Now it’s not such a sure thing.
Romero, who represents the San Juan-based District 4, prevailed over opponent Louis Clayton during last week’s trustee election with 34 votes to 33.
But Clayton has filed a protest, saying the utility didn’t meet a quorum requirement on voting day.
According to the cooperative’s bylaws, the district needed 66 people — or 5 percent of members — within the first hour of the three hours of voting. Instead, the utility operated under a rolling quorum over the three hours, as called for under a 1993 policy.
Carlos Lovato, the board’s chairman, said the 1993 board-enacted policy contradicts the bylaws and that no policy or tradition can supersede the bylaws.
“We may have erred. There is nothing in the bylaws that allows for a running quorum,” Lovato said. “We have to follow the mandate of the people, and that’s the bylaws.”
He said the board would likely have to hold a new election, as called for under the bylaws when the cooperative doesn’t meet the quorum requirement in a trustee election.
Nicolas Leger, the utility’s attorney, said it’s the board call, but he believes the 1993 policy clarifies the bylaws and that the rolling quorum is allowed.
“The policy was a practical interpretation and application of the bylaws,” he said.
Leger said it’s difficult to get quorums and that the cooperative would have to endlessly reschedule elections. “The incumbents would remain in office,” he said.
Leger said that during the election, he took Romero and Clayton aside and suggested they call people to get them to the polls so the utility would meet the rolling quorum.

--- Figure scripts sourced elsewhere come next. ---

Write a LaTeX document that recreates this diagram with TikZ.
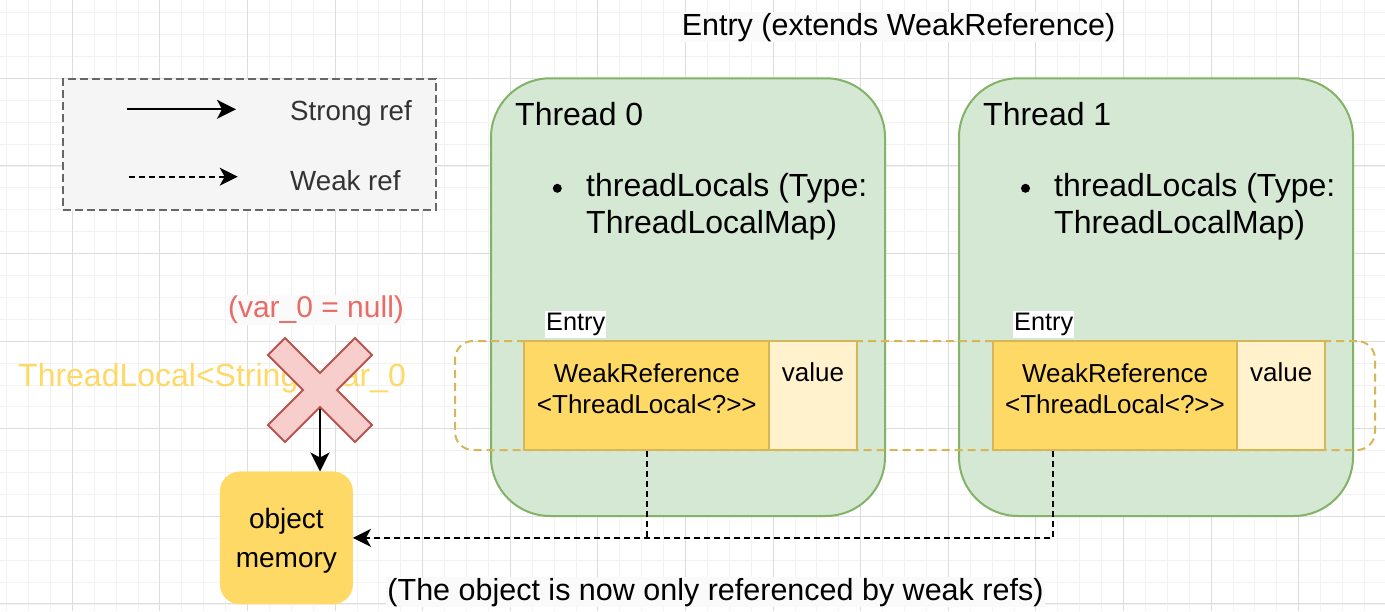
\documentclass[tikz,border=0pt]{standalone}
\usepackage{fontspec}
\setmainfont{Liberation Sans}[Ligatures=TeXOff]
\usetikzlibrary{arrows.meta,calc}
\definecolor{gridminor}{HTML}{F2F2F2}
\definecolor{gridmajor}{HTML}{DDDDDD}
\definecolor{thfill}{HTML}{D5E8D4}
\definecolor{thline}{HTML}{82B366}
\definecolor{wrfill}{HTML}{FFD966}
\definecolor{wrline}{HTML}{D6B656}
\definecolor{valfill}{HTML}{FFF2CC}
\definecolor{xfill}{HTML}{F8CECC}
\definecolor{xline}{HTML}{B85450}
\definecolor{redtxt}{HTML}{EA6B66}
\definecolor{legfill}{HTML}{F5F5F5}
\definecolor{legline}{HTML}{666666}
\definecolor{legtxt}{HTML}{333333}
\definecolor{lblbg}{HTML}{FAFAFA}
\newcommand\fsz[2]{\fontsize{#1}{#2}\selectfont}
\begin{document}
\begin{tikzpicture}[x=1pt,y=-1pt,
  minorgrid/.style={draw=gridminor,line width=1pt},
  majorgrid/.style={draw=gridmajor,line width=1pt},
  thread/.style={draw=thline,fill=thfill,line width=2pt,rounded corners=59pt,minimum width=394pt,minimum height=437.7pt,inner sep=0pt},
  wrbox/.style={draw=wrline,fill=wrfill,line width=2pt,minimum width=245pt,minimum height=109pt,inner sep=0pt},
  valbox/.style={draw=wrline,fill=valfill,line width=2pt,minimum width=87.6pt,minimum height=109pt,inner sep=0pt},
  groupbox/.style={draw=wrline,dash pattern=on 8pt off 5pt,line width=2pt,rounded corners=18pt,minimum width=920pt,minimum height=109pt,inner sep=0pt},
  bulletdot/.style={circle,fill=black,inner sep=0pt,minimum size=9pt},
  txt/.style={inner sep=0pt,text=black},
  entrylbl/.style={anchor=base west,fill=white,inner xsep=1pt,inner ysep=2.5pt,font=\fsz{25.3}{30}},
  strongarrow/.style={line width=2pt,-{Stealth[length=19pt,width=19pt,inset=5pt]}},
  weakline/.style={line width=2pt,dash pattern=on 6pt off 4pt},
  weakarrow/.style={weakline,-{Stealth[length=18pt,width=18pt,inset=5pt]}}
]
\useasboundingbox (0,0) rectangle (1385,611);
\fill[white] (0,0) rectangle (1385,611);
% grid
\foreach \i in {0,...,63} {\draw[minorgrid] ({6.6+\i*21.9},0) -- ({6.6+\i*21.9},611);}
\foreach \i in {0,...,28} {\draw[minorgrid] (0,{12.7+\i*21.9}) -- (1385,{12.7+\i*21.9});}
\foreach \i in {0,...,15} {\draw[majorgrid] ({72.3+\i*87.6},0) -- ({72.3+\i*87.6},611);}
\foreach \i in {0,...,6} {\draw[majorgrid] (0,{78.3+\i*87.6}) -- (1385,{78.3+\i*87.6});}

% legend
\node[draw=legline,fill=legfill,dash pattern=on 8pt off 4pt,line width=1.5pt,minimum width=373pt,minimum height=131pt,inner sep=0pt] (legend) at (249.35,144.5) {};
\coordinate (s1) at (126.7,109.3);
\coordinate (s2) at (236,109.3);
\coordinate (w1) at (128.7,176.7);
\coordinate (w2) at (237.7,176.7);
\draw[strongarrow] (s1) -- (s2);
\draw[weakarrow] (w1) -- (w2);
\node[txt,anchor=base west,text=legtxt,font=\fsz{27.7}{33}] (strongtxt) at (290,120.7) {Strong ref};
\node[txt,anchor=base west,text=legtxt,font=\fsz{27.7}{33}] (weaktxt) at (290,190) {Weak ref};

% title
\node[anchor=base,fill=lblbg,inner sep=1pt,font=\fsz{30.5}{36}] (title) at (898.5,35) {Entry (extends WeakReference)};

% threads
\node[thread] (t0) at (688,297.15) {};
\node[thread] (t1) at (1156,297.15) {};
\node[txt,anchor=base west,font=\fsz{32}{38}] (t0title) at (515,125) {Thread 0};
\node[txt,anchor=base west,font=\fsz{32}{38}] (t1title) at (983,125) {Thread 1};
\node[bulletdot] (t0dot) at (557.3,188.3) {};
\node[bulletdot] (t1dot) at (1025.5,188.3) {};
\node[txt,anchor=north west,align=left,font=\fsz{32}{37}] (t0loc) at (586,172.7) {threadLocals (Type:\\ThreadLocalMap)};
\node[txt,anchor=north west,align=left,font=\fsz{32}{37}] (t1loc) at (1054,172.7) {threadLocals (Type:\\ThreadLocalMap)};

% group of entries
\node[groupbox] (grp) at (915,395.5) {};

% entries
\node[wrbox] (wr0) at (646.8,395.5) {};
\node[valbox] (v0) at (813,395.5) {};
\node[wrbox] (wr1) at (1115,395.5) {};
\node[valbox] (v1) at (1281.2,395.5) {};
\node[entrylbl] (e0lbl) at (545,330.7) {Entry};
\node[entrylbl] (e1lbl) at (1013,330.7) {Entry};
\node[txt,anchor=north,align=center,font=\fsz{26}{31.3}] (wr0txt) at (646.8,363) {WeakReference\\<ThreadLocal<?>>};
\node[txt,anchor=north,align=center,font=\fsz{26}{31.3}] (wr1txt) at (1115,363) {WeakReference\\<ThreadLocal<?>>};
\node[txt,anchor=base,font=\fsz{26}{31}] (v0txt) at (v0.center |- 0,381.7) {value};
\node[txt,anchor=base,font=\fsz{26}{31}] (v1txt) at (v1.center |- 0,381.7) {value};

% object memory
\node[fill=wrfill,draw=wrfill,rounded corners=20pt,minimum width=132.7pt,minimum height=132.3pt,inner sep=0pt] (obj) at (286.4,537.85) {};
\node[txt,anchor=north,align=center,font=\fsz{28}{39}] (objtxt) at (286.4,507.8) {object\\memory};

% weak references
\coordinate (w1s) at ($(wr1.south west)!0.2506!(wr1.south east)$);
\coordinate (jn) at (wr0.south |- obj.east);
\draw[weakline] (wr0.south) -- (jn);
\draw[weakarrow] (w1s) |- (obj.east);

% ThreadLocal variable, crossed out
\node[txt,anchor=base west,text=wrfill,font=\fsz{32}{38}] (tlvar) at (18,386) {ThreadLocal<String> var\_0};
\coordinate (xc) at (320,390);
\draw[strongarrow] (xc) -- (xc |- obj.north);
\filldraw[draw=xline,fill=xfill,line width=2pt,line join=miter,shift={(xc)}]
  (0,-17) -- (35,-52) -- (52,-35) -- (17,0) -- (52,35) -- (35,52) -- (0,17)
  -- (-35,52) -- (-52,35) -- (-17,0) -- (-52,-35) -- (-35,-52) -- cycle;
\node[fill=lblbg,text=redtxt,inner sep=1pt,font=\fsz{30}{36}] (nulltxt) at (316,310) {(var\_0 = null)};

% note
\node[anchor=base,fill=lblbg,inner sep=1pt,font=\fsz{30.5}{36}] (note) at (715.5,600) {(The object is now only referenced by weak refs)};
\end{tikzpicture}
\end{document}
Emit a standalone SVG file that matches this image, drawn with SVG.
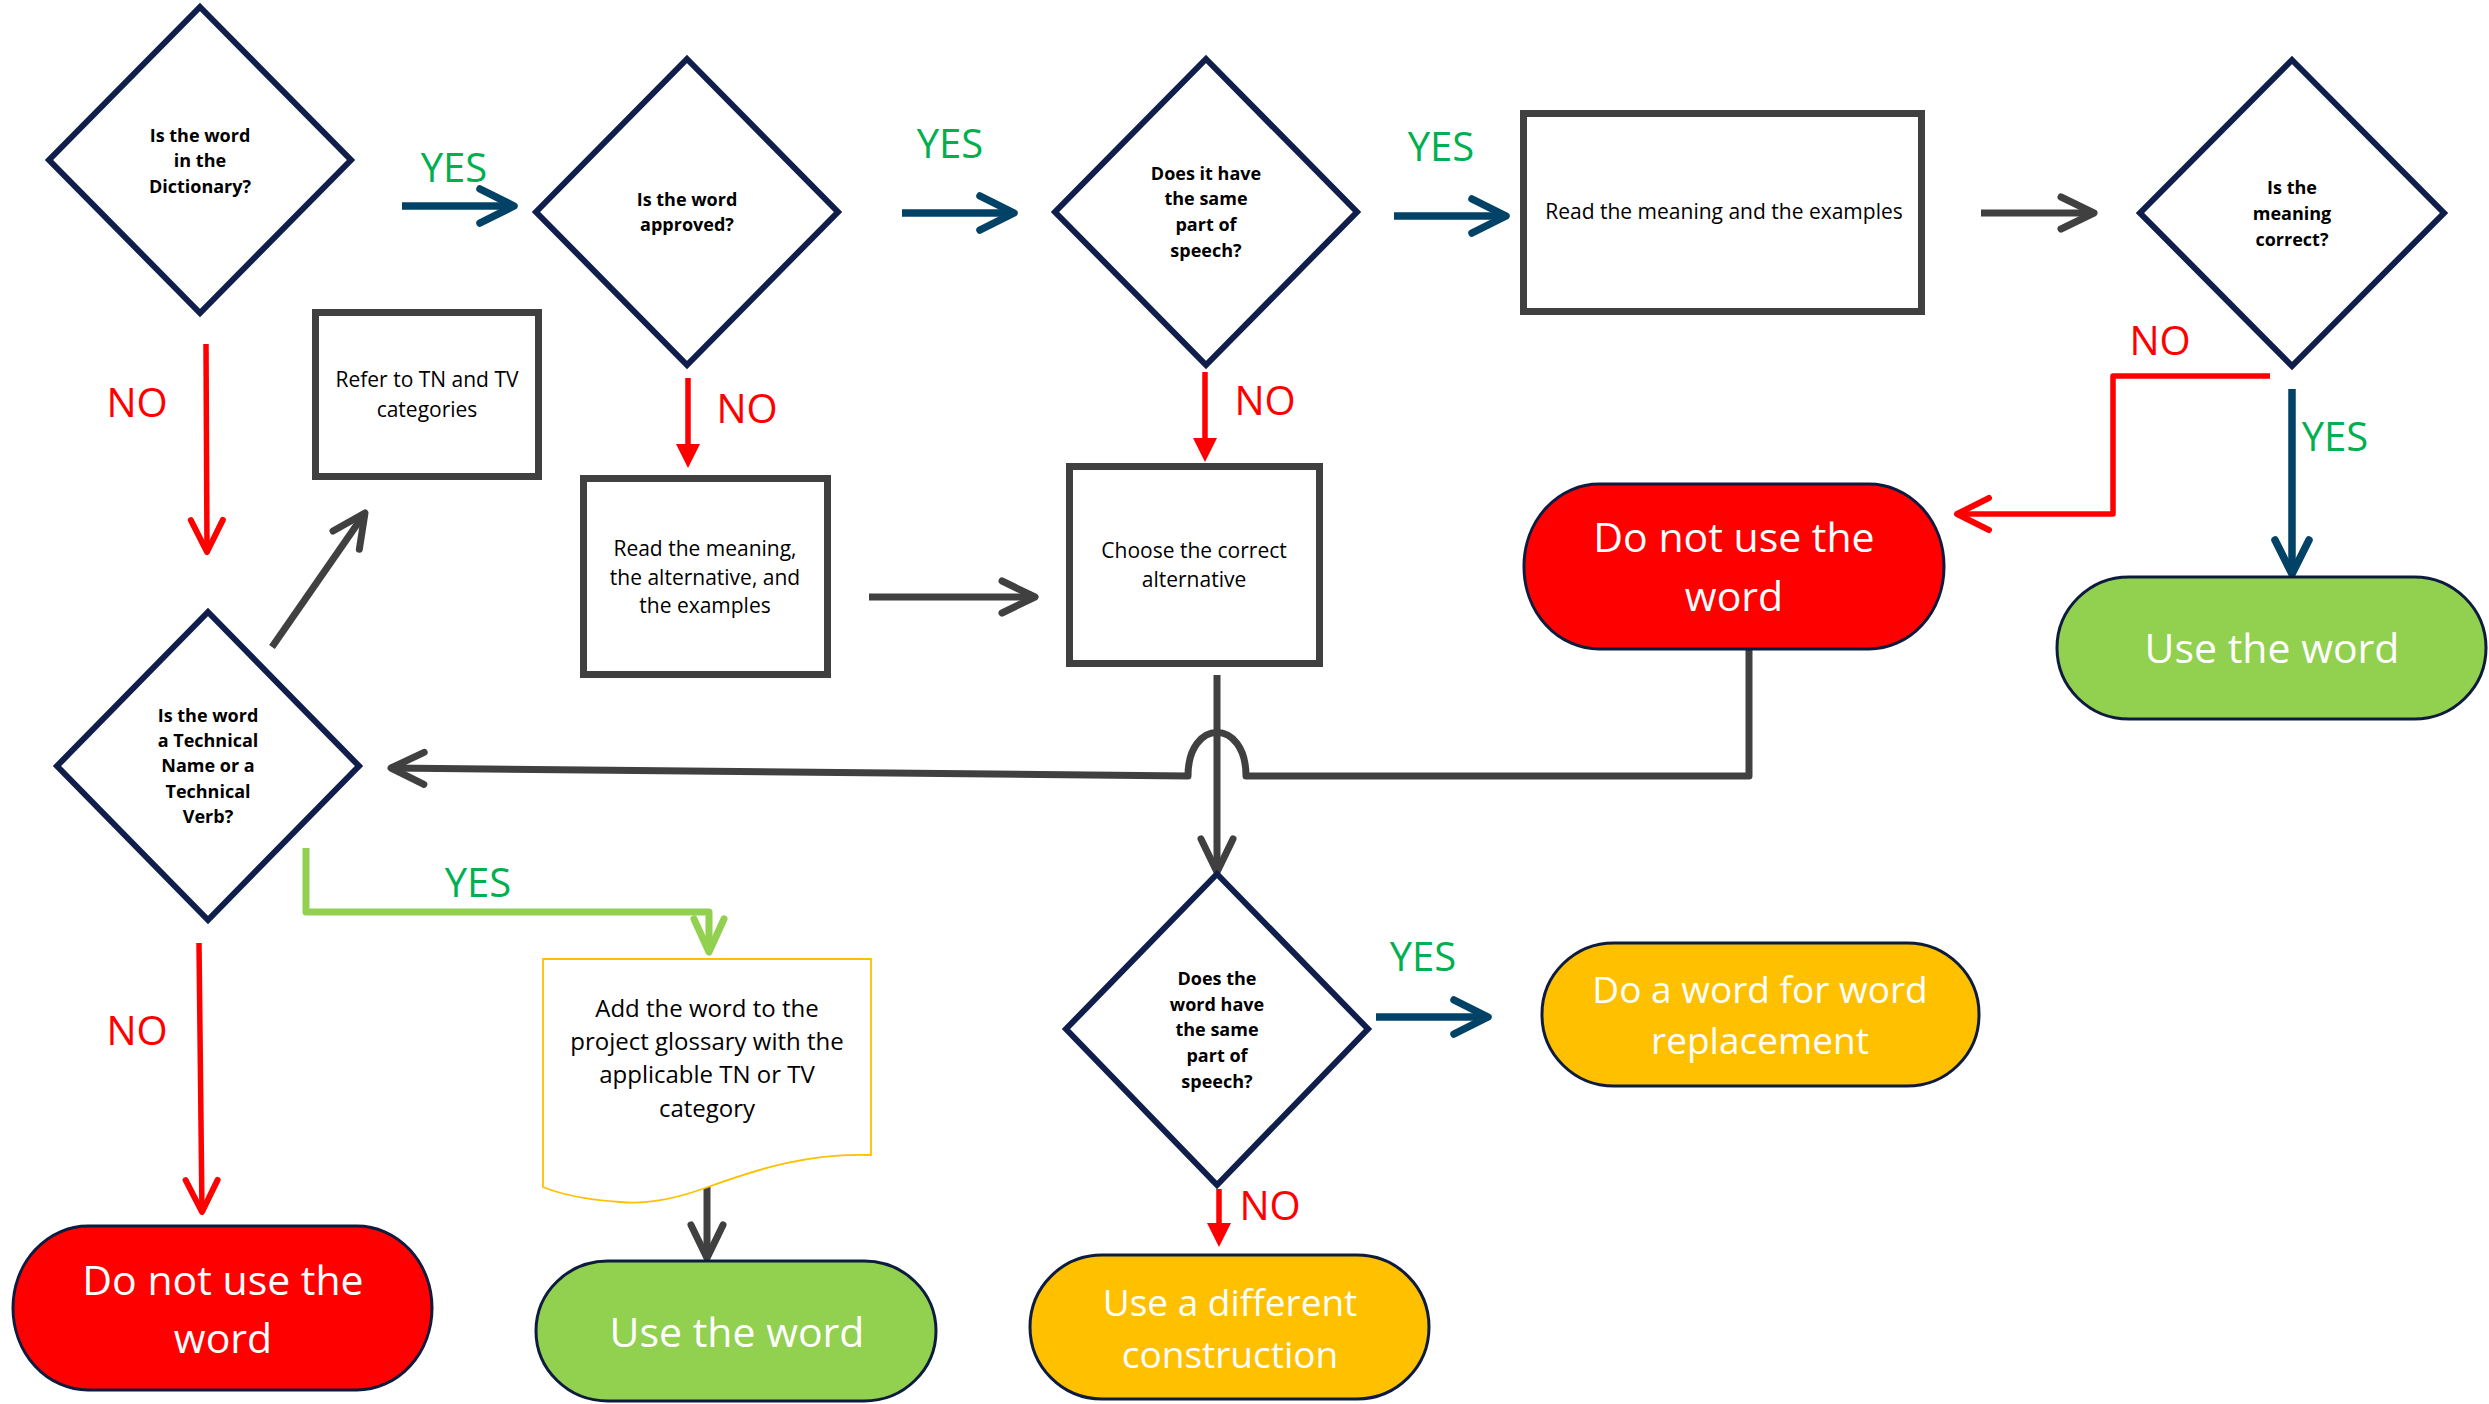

“Both of them had no problem with that and made calls,” he said.
Romero said he agrees with Leger that it was a legal election. He said Lovato and others had no problem with the rolling quorum when people they liked were in the same situation.
But Romero said they all of a sudden raise the quorum issue after he wins. He said they didn’t like his position in favor of reducing the board from 11 members to five, a measure that the membership approved last year.
The trustees discussed the election issue at their monthly meeting Tuesday night. Lovato said Leger presented his interpretation and noted a portion of the bylaws that states the trustees can enact policies for the conduct of elections.
Lovato said the attorney’s opinion isn’t clear and that Clayton suggested he would go to court to clear up the matter.
In the Pecos-based District 5, Robert Baca beat Diego Quintana with 155 votes to 119.